Business Context
LedgerLens, an expense management platform, ingests employee receipt photos from mobile devices and email uploads. Many receipts are poorly scanned, skewed, faded, or partially blurred, and the finance team needs an NLP pipeline that can still extract key fields reliably for downstream reimbursement.
Data
- Volume: 850,000 historical receipts with OCR text and 120,000 manually verified field annotations
- Text length: 10-250 OCR lines per receipt; 30-1,500 characters total
- Language: Primarily English (78%), plus Spanish and French merchant text
- Field distribution:
merchant_name, transaction_date, total_amount, tax_amount, currency, payment_method; ~18% of receipts are missing one or more optional fields
- Noise profile: OCR character substitutions (
0/O, 1/I, 8/B), line breaks in the middle of entities, duplicated lines, and low-confidence OCR spans
Success Criteria
A production-ready solution should achieve at least 92% field-level F1 on merchant_name, transaction_date, and total_amount, with 95% recall on total amount.

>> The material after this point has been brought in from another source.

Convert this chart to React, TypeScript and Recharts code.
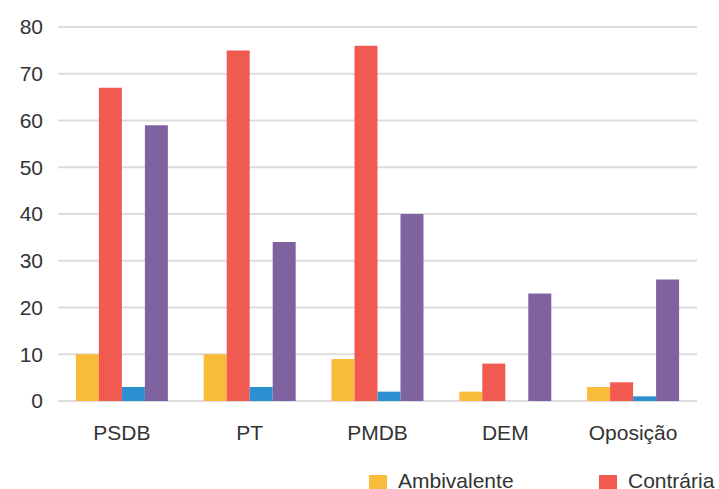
import { BarChart, Bar, XAxis, YAxis, CartesianGrid, Legend } from 'recharts';

const parties = ['PSDB', 'PT', 'PMDB', 'DEM', 'Oposição'];
const ambivalente = [10, 10, 9, 2, 3];
const contraria = [67, 75, 76, 8, 4];
const favoravel = [3, 3, 2, 0, 1];
const neutra = [59, 34, 40, 23, 26];
const yTicks = [0, 10, 20, 30, 40, 50, 60, 70, 80];

const data = parties.map((party, i) => ({
  party,
  ambivalente: ambivalente[i],
  contraria: contraria[i],
  favoravel: favoravel[i],
  neutra: neutra[i],
}));

const FONT = '"Liberation Sans", Arial, sans-serif';

function ChartLegend() {
  const items = [
    { label: 'Ambivalente', color: '#F9BB3A', x: 369 },
    { label: 'Contrária', color: '#F05A50', x: 599 },
  ];
  return (
    <div style={{ position: 'relative', height: 30, width: 719 }}>
      {items.map((it) => (
        <div key={it.label}>
          <div
            style={{ position: 'absolute', left: it.x, top: 16, width: 18, height: 18, background: it.color }}
          />
          <div
            style={{
              position: 'absolute',
              left: it.x + 29,
              top: 11,
              fontFamily: FONT,
              fontSize: 21,
              lineHeight: '21px',
              color: '#333',
              whiteSpace: 'nowrap',
            }}
          >
            {it.label}
          </div>
        </div>
      ))}
    </div>
  );
}

export default function App() {
  return (
    <div style={{ width: 719, height: 489, overflow: 'hidden', background: '#fff' }}>
      <style>{`body{margin:0}`}</style>
      <BarChart
        width={719}
        height={489}
        data={data}
        margin={{ top: 27, right: 22, left: 0, bottom: 0 }}
        barCategoryGap="14%"
        barGap={0}
      >
        <CartesianGrid vertical={false} stroke="#dddddd" strokeWidth={2} />
        <XAxis
          dataKey="party"
          axisLine={false}
          tickLine={false}
          tickSize={0}
          tickMargin={24}
          height={58}
          tick={{ fill: '#333', fontSize: 21, fontFamily: FONT }}
        />
        <YAxis
          domain={[0, 80]}
          ticks={yTicks}
          axisLine={false}
          tickLine={false}
          tickSize={0}
          tickMargin={15}
          width={58}
          tick={{ fill: '#333', fontSize: 21, fontFamily: FONT }}
        />
        <Legend content={() => <ChartLegend />} wrapperStyle={{ left: 0, width: 719 }} />
        <Bar dataKey="ambivalente" name="Ambivalente" fill="#F9BB3A" isAnimationActive={false} />
        <Bar dataKey="contraria" name="Contrária" fill="#F05A50" isAnimationActive={false} />
        <Bar dataKey="favoravel" name="Favorável" fill="#2E8FD0" isAnimationActive={false} />
        <Bar dataKey="neutra" name="Neutra" fill="#7F63A1" isAnimationActive={false} />
      </BarChart>
    </div>
  );
}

End-to-end inference should stay under 300 ms per receipt on a single T4 GPU.
Constraints
- Must run in a secure environment; receipt images and text cannot leave company infrastructure
- The system must degrade gracefully when OCR quality is poor and return confidence scores for human review
- Model size should support batch inference for 20,000 receipts per hour
Requirements
- Build an NLP pipeline that converts noisy OCR output into structured receipt fields.
- Describe how you would preprocess OCR text from low-quality scans.
- Implement a token-level extraction model and any post-processing rules needed for normalization.
- Show how you would handle OCR uncertainty, multilingual merchant text, and missing fields.
- Define an evaluation plan, including field-level metrics, validation strategy, and error analysis for poor scans.